* [Requirement]
Exactly repeat all the records below, omitting the images they hold.

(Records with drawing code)
-------

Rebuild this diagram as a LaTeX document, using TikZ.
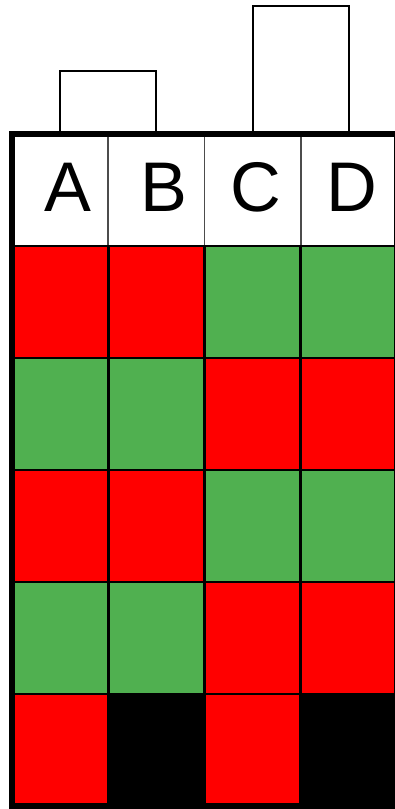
\documentclass[tikz,border=0pt]{standalone}
\usepackage{fontspec}
\setmainfont{Liberation Sans}
\usetikzlibrary{positioning}
\definecolor{hmred}{RGB}{255,0,0}
\definecolor{hmgreen}{RGB}{80,176,80}

\begin{document}
\begin{tikzpicture}[
        x=0.02cm, y=0.02cm,
        cell/.style={rectangle, draw=black, line width=1.6pt, minimum width=1.925cm,
            minimum height=2.24cm, inner sep=0pt, outer sep=0pt},
        head/.style={cell, draw=black!70, line width=0.9pt, fill=white},
        letter/.style={font=\fontsize{40}{48}\selectfont, inner sep=0pt},
        frame/.style={line width=3.3pt},
        link/.style={line width=1.2pt}
    ]
        \useasboundingbox (0,0) rectangle (395,809);
        % header row
        \foreach \col/\x in {A/60.1, B/156.4, C/252.6, D/348.9}
            \node[head] (h\col) at (\x,619) {};
        \node[letter] (tA) at (67.5,622) {A};
        \node[letter] (tB) at (164,622) {B};
        \node[letter] (tC) at (256,622) {C};
        \node[letter] (tD) at (352,622) {D};
        % colour cells
        \foreach \row/\y/\ca/\cb/\cc/\cd in {1/507/hmred/hmred/hmgreen/hmgreen,
                2/395/hmgreen/hmgreen/hmred/hmred,
                3/283/hmred/hmred/hmgreen/hmgreen,
                4/171/hmgreen/hmgreen/hmred/hmred,
                5/59/hmred/black/hmred/black} {
            \node[cell, fill=\ca] (c\row A) at (60.1,\y) {};
            \node[cell, fill=\cb] (c\row B) at (156.4,\y) {};
            \node[cell, fill=\cc] (c\row C) at (252.6,\y) {};
            \node[cell, fill=\cd] (c\row D) at (348.9,\y) {};
        }
        \draw[frame] (hA.north west) rectangle (c5D.south east);
        % brackets
        \draw[link] (hA.north) -- ++(0,63) -| (hB.north);
        \draw[link] (hC.north) -- ++(0,128) -| (hD.north);
    \end{tikzpicture}
\end{document}
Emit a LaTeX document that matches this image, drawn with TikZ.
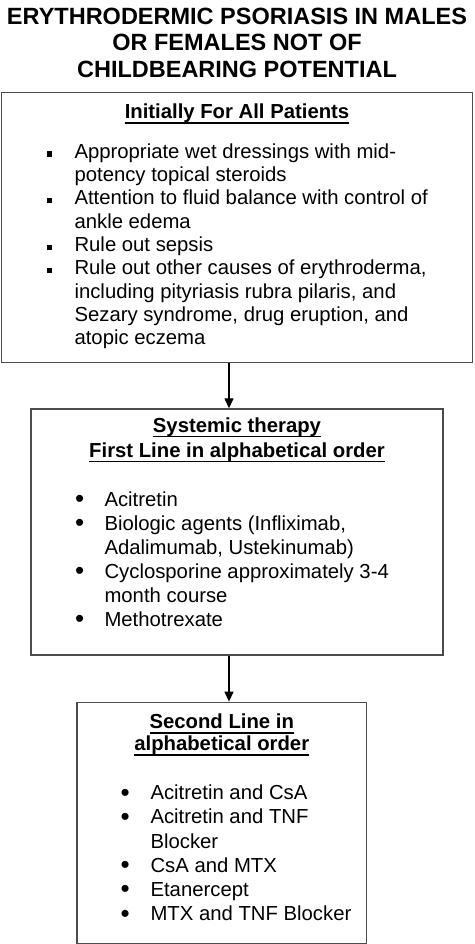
\documentclass[tikz,border=0pt]{standalone}
\usepackage{fontspec}
\setmainfont{Liberation Sans}
\usepackage{xcolor}
\usetikzlibrary{
arrows.meta,
positioning,
calc
}

\newcommand{\hdul}[1]{\setbox0=\hbox{#1}\rlap{\vrule height -3.5pt depth 5pt width \wd0}\box0}
\newcommand{\sqbul}{\raisebox{1.6pt}{\rule{5.2pt}{5.2pt}}}
\newcommand{\rdbul}{\raisebox{-1.5pt}{\fontsize{26}{26}\selectfont\textbullet}}

\begin{document}
\begin{tikzpicture}[
box/.style={
draw=black!70,
line width=1.3pt,
inner sep=0pt,
anchor=north
},
heading/.style={
inner sep=0pt,
anchor=base,
font=\fontsize{20.3}{25}\selectfont\bfseries
},
items/.style={
inner sep=0pt,
anchor=base west,
font=\fontsize{20.3}{24}\selectfont
},
arrow/.style={-{Triangle[width=9pt,length=10pt]},line width=1.3pt}
]

\useasboundingbox (0,0) rectangle (474pt,-944pt);

\node[inner sep=0pt,anchor=base,font=\fontsize{23.5}{26.5}\selectfont\bfseries] (title) at (237pt,-24.5pt)
{\begin{tabular}[t]{@{}c@{}}ERYTHRODERMIC PSORIASIS IN MALES\\OR FEMALES NOT OF\\CHILDBEARING POTENTIAL\end{tabular}};

\node[box,minimum width=471pt,minimum height=270pt] (first) at (237pt,-92pt) {};
\node[box,minimum width=412pt,minimum height=246pt,below=45pt of first] (second) {};
\node[box,minimum width=289.5pt,minimum height=241pt,below=46pt of second,xshift=-15.25pt] (third) {};

\node[heading,below=27pt of first.north,anchor=base] (initial) {\hdul{Initially For All Patients}};
\node[heading,below=24pt of second.north,anchor=base] (systemic)
{\begin{tabular}[t]{@{}c@{}}\hdul{Systemic therapy}\\\hdul{First Line in alphabetical order}\end{tabular}};
\node[heading,below=27pt of third.north,anchor=base,font=\fontsize{20.3}{22}\selectfont\bfseries] (secline)
{\begin{tabular}[t]{@{}c@{}}\hdul{Second Line in}\\\hdul{alphabetical order}\end{tabular}};

\node[items,font=\fontsize{20.3}{23.33}\selectfont] (care) at ($(first.north west)+(45.5pt,-66.3pt)$)
{\begin{tabular}[t]{@{}p{28pt}@{}l@{}}
\sqbul & Appropriate wet dressings with mid-\\
 & potency topical steroids\\
\sqbul & Attention to fluid balance with control of\\
 & ankle edema\\
\sqbul & Rule out sepsis\\
\sqbul & Rule out other causes of erythroderma,\\
 & including pityriasis rubra pilaris, and\\
 & Sezary syndrome, drug eruption, and\\
 & atopic eczema
\end{tabular}};

\node[items] (firstdrugs) at ($(second.north west)+(44.5pt,-98pt)$)
{\begin{tabular}[t]{@{}p{29.5pt}@{}l@{}}
\rdbul & Acitretin\\
\rdbul & Biologic agents (Infliximab,\\
 & Adalimumab, Ustekinumab)\\
\rdbul & Cyclosporine approximately 3-4\\
 & month course\\
\rdbul & Methotrexate
\end{tabular}};

\node[items,font=\fontsize{20.3}{24.2}\selectfont] (seconddrugs) at ($(third.north west)+(44pt,-98pt)$)
{\begin{tabular}[t]{@{}p{30pt}@{}l@{}}
\rdbul & Acitretin and CsA\\
\rdbul & Acitretin and TNF\\
 & Blocker\\
\rdbul & CsA and MTX\\
\rdbul & Etanercept\\
\rdbul & MTX and TNF Blocker
\end{tabular}};

\draw[arrow] ([xshift=-8pt]first.south) -- ([xshift=-8pt]first.south |- second.north);
\draw[arrow] ([xshift=-8pt]second.south) -- ([xshift=-8pt]second.south |- third.north);

\end{tikzpicture}
\end{document}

-------

* [Answer to the problem]
Rebuild this diagram as a LaTeX document, using TikZ.
\documentclass[tikz,border=0pt]{standalone}
\usepackage{fontspec}
\setmainfont{Liberation Sans}
\usetikzlibrary{positioning}
\definecolor{hmred}{RGB}{255,0,0}
\definecolor{hmgreen}{RGB}{80,176,80}

\begin{document}
\begin{tikzpicture}[
        x=0.02cm, y=0.02cm,
        cell/.style={rectangle, draw=black, line width=1.6pt, minimum width=1.925cm,
            minimum height=2.24cm, inner sep=0pt, outer sep=0pt},
        head/.style={cell, draw=black!70, line width=0.9pt, fill=white},
        letter/.style={font=\fontsize{40}{48}\selectfont, inner sep=0pt},
        frame/.style={line width=3.3pt},
        link/.style={line width=1.2pt}
    ]
        \useasboundingbox (0,0) rectangle (395,809);
        % header row
        \foreach \col/\x in {A/60.1, B/156.4, C/252.6, D/348.9}
            \node[head] (h\col) at (\x,619) {};
        \node[letter] (tA) at (67.5,622) {A};
        \node[letter] (tB) at (164,622) {B};
        \node[letter] (tC) at (256,622) {C};
        \node[letter] (tD) at (352,622) {D};
        % colour cells
        \foreach \row/\y/\ca/\cb/\cc/\cd in {1/507/hmred/hmred/hmgreen/hmgreen,
                2/395/hmgreen/hmgreen/hmred/hmred,
                3/283/hmred/hmred/hmgreen/hmgreen,
                4/171/hmgreen/hmgreen/hmred/hmred,
                5/59/hmred/black/hmred/black} {
            \node[cell, fill=\ca] (c\row A) at (60.1,\y) {};
            \node[cell, fill=\cb] (c\row B) at (156.4,\y) {};
            \node[cell, fill=\cc] (c\row C) at (252.6,\y) {};
            \node[cell, fill=\cd] (c\row D) at (348.9,\y) {};
        }
        \draw[frame] (hA.north west) rectangle (c5D.south east);
        % brackets
        \draw[link] (hA.north) -- ++(0,63) -| (hB.north);
        \draw[link] (hC.north) -- ++(0,128) -| (hD.north);
    \end{tikzpicture}
\end{document}
Emit a LaTeX document that matches this image, drawn with TikZ.
\documentclass[tikz,border=0pt]{standalone}
\usepackage{fontspec}
\setmainfont{Liberation Sans}
\usepackage{xcolor}
\usetikzlibrary{
arrows.meta,
positioning,
calc
}

\newcommand{\hdul}[1]{\setbox0=\hbox{#1}\rlap{\vrule height -3.5pt depth 5pt width \wd0}\box0}
\newcommand{\sqbul}{\raisebox{1.6pt}{\rule{5.2pt}{5.2pt}}}
\newcommand{\rdbul}{\raisebox{-1.5pt}{\fontsize{26}{26}\selectfont\textbullet}}

\begin{document}
\begin{tikzpicture}[
box/.style={
draw=black!70,
line width=1.3pt,
inner sep=0pt,
anchor=north
},
heading/.style={
inner sep=0pt,
anchor=base,
font=\fontsize{20.3}{25}\selectfont\bfseries
},
items/.style={
inner sep=0pt,
anchor=base west,
font=\fontsize{20.3}{24}\selectfont
},
arrow/.style={-{Triangle[width=9pt,length=10pt]},line width=1.3pt}
]

\useasboundingbox (0,0) rectangle (474pt,-944pt);

\node[inner sep=0pt,anchor=base,font=\fontsize{23.5}{26.5}\selectfont\bfseries] (title) at (237pt,-24.5pt)
{\begin{tabular}[t]{@{}c@{}}ERYTHRODERMIC PSORIASIS IN MALES\\OR FEMALES NOT OF\\CHILDBEARING POTENTIAL\end{tabular}};

\node[box,minimum width=471pt,minimum height=270pt] (first) at (237pt,-92pt) {};
\node[box,minimum width=412pt,minimum height=246pt,below=45pt of first] (second) {};
\node[box,minimum width=289.5pt,minimum height=241pt,below=46pt of second,xshift=-15.25pt] (third) {};

\node[heading,below=27pt of first.north,anchor=base] (initial) {\hdul{Initially For All Patients}};
\node[heading,below=24pt of second.north,anchor=base] (systemic)
{\begin{tabular}[t]{@{}c@{}}\hdul{Systemic therapy}\\\hdul{First Line in alphabetical order}\end{tabular}};
\node[heading,below=27pt of third.north,anchor=base,font=\fontsize{20.3}{22}\selectfont\bfseries] (secline)
{\begin{tabular}[t]{@{}c@{}}\hdul{Second Line in}\\\hdul{alphabetical order}\end{tabular}};

\node[items,font=\fontsize{20.3}{23.33}\selectfont] (care) at ($(first.north west)+(45.5pt,-66.3pt)$)
{\begin{tabular}[t]{@{}p{28pt}@{}l@{}}
\sqbul & Appropriate wet dressings with mid-\\
 & potency topical steroids\\
\sqbul & Attention to fluid balance with control of\\
 & ankle edema\\
\sqbul & Rule out sepsis\\
\sqbul & Rule out other causes of erythroderma,\\
 & including pityriasis rubra pilaris, and\\
 & Sezary syndrome, drug eruption, and\\
 & atopic eczema
\end{tabular}};

\node[items] (firstdrugs) at ($(second.north west)+(44.5pt,-98pt)$)
{\begin{tabular}[t]{@{}p{29.5pt}@{}l@{}}
\rdbul & Acitretin\\
\rdbul & Biologic agents (Infliximab,\\
 & Adalimumab, Ustekinumab)\\
\rdbul & Cyclosporine approximately 3-4\\
 & month course\\
\rdbul & Methotrexate
\end{tabular}};

\node[items,font=\fontsize{20.3}{24.2}\selectfont] (seconddrugs) at ($(third.north west)+(44pt,-98pt)$)
{\begin{tabular}[t]{@{}p{30pt}@{}l@{}}
\rdbul & Acitretin and CsA\\
\rdbul & Acitretin and TNF\\
 & Blocker\\
\rdbul & CsA and MTX\\
\rdbul & Etanercept\\
\rdbul & MTX and TNF Blocker
\end{tabular}};

\draw[arrow] ([xshift=-8pt]first.south) -- ([xshift=-8pt]first.south |- second.north);
\draw[arrow] ([xshift=-8pt]second.south) -- ([xshift=-8pt]second.south |- third.north);

\end{tikzpicture}
\end{document}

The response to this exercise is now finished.